Pada Pasal 11 Ayat (2) Peraturan Dewan Pengawas KPK Nomor 2 Tahun 2020 tentang Penegakan Kode Etik dan Pedoman Perilaku KPK disebutkan, dalam hal terjadi pengulangan pelanggaran oleh Insan komisi pada jenis pelanggaran yang sama, maka sanksi dapat dijatuhkan satu tingkat di atasnya.
Menurut Feri, sanksi berat untuk Lili sangat penting untuk melindungi kelembagaan KPK. ”Penting untuk membangun preseden bahwa setiap pelanggaran etik di KPK konsekuensinya berat,” kata Feri.
Kompas sudah mencoba menghubungi Lili untuk meminta tanggapan terkait dugaan penerimaan gratifikasi, tetapi tidak direspons. Sementara itu, Pelaksana Tugas Juru Bicara KPK Ali Fikri mengatakan, KPK menghormati seluruh proses di Dewas sebagaimana tugas dan kewenangannya diatur dalam Pasal 37B UU KPK.

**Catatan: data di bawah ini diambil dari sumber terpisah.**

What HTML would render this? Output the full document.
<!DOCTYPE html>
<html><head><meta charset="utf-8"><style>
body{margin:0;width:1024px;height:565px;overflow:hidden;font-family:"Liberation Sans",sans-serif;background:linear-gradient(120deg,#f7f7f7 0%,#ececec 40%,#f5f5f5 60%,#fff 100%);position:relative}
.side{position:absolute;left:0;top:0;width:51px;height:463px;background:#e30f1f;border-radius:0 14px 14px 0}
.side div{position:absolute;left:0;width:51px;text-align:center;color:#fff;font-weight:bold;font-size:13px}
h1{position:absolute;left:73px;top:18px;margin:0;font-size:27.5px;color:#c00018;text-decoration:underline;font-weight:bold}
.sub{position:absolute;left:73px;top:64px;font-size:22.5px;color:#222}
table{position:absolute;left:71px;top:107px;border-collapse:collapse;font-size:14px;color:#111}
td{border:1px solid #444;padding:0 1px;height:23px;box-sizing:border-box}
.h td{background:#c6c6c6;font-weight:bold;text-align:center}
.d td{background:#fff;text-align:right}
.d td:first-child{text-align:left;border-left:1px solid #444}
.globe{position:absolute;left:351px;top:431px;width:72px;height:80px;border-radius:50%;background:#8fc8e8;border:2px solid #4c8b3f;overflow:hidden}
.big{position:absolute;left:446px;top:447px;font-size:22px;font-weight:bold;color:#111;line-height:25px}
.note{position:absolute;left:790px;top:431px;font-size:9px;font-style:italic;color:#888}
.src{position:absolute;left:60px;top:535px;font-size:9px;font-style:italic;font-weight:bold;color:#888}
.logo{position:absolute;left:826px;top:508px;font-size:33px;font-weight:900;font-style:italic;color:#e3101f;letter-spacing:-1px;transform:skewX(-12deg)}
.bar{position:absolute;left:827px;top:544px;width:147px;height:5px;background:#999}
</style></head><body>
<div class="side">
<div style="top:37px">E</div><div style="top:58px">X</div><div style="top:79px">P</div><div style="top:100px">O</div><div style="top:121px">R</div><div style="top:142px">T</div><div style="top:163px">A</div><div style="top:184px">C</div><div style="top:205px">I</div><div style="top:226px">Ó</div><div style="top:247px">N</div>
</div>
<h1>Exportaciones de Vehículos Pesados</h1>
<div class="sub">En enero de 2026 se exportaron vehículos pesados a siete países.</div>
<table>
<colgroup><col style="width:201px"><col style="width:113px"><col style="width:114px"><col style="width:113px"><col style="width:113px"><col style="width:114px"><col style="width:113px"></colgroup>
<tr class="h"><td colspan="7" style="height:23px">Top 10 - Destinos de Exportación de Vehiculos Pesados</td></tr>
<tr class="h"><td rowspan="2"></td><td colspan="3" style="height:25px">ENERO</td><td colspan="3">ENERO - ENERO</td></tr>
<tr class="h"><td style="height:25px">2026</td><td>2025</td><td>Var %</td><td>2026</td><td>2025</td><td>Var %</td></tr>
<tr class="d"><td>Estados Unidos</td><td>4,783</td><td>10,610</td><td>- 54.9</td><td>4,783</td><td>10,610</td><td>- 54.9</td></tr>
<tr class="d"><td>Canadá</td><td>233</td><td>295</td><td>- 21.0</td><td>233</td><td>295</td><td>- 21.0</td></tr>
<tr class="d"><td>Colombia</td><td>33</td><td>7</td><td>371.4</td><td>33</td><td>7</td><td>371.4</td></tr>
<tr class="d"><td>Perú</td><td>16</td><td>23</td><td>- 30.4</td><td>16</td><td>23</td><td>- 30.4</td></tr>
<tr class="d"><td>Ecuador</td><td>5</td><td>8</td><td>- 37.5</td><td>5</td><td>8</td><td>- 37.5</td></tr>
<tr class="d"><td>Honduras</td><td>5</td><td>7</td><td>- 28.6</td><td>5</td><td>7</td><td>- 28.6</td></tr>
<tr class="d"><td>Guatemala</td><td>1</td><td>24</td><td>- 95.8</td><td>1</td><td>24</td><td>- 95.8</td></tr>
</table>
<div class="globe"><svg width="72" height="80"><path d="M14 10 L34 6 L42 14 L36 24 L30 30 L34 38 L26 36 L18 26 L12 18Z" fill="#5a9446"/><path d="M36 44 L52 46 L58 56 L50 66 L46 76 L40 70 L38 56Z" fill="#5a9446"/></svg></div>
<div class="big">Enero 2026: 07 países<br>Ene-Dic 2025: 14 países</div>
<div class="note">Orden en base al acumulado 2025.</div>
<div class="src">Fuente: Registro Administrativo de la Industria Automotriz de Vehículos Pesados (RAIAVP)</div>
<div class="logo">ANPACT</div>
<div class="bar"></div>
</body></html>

KPK meyakini, setiap tahapan dilakukan secara profesional sesuai fakta dan penilaian Dewas. Hasilnya pun akan disampaikan kepada masyarakat sebagai prinsip akuntabilitas dan transparansi.
”KPK meyakini, setiap tahapan dilakukan secara profesional sesuai fakta dan penilaian Dewas. Hasilnya pun akan disampaikan kepada masyarakat sebagai prinsip akuntabilitas dan transparansi,” kata Ali.
Ia menegaskan, penegakan kode etik oleh Dewas adalah bagian untuk memperkuat pemberantasan korupsi KPK. Karena itu, proses yang sedang berlangsung di Dewas harus dihormati. Sejauh ini, dari informasi yang diterima Kompas, Lili tidak akan mundur dari KPK meskipun banyak yang memperkirakan.
Anggota Dewas KPK, Harjono, menyampaikan, Lili akan dipanggil untuk mengikuti sidang pada 5 Juli. Agenda sidang tersebut terkait dengan kasus dugaan penerimaan gratifikasi menonton MotoGP di Mandalika.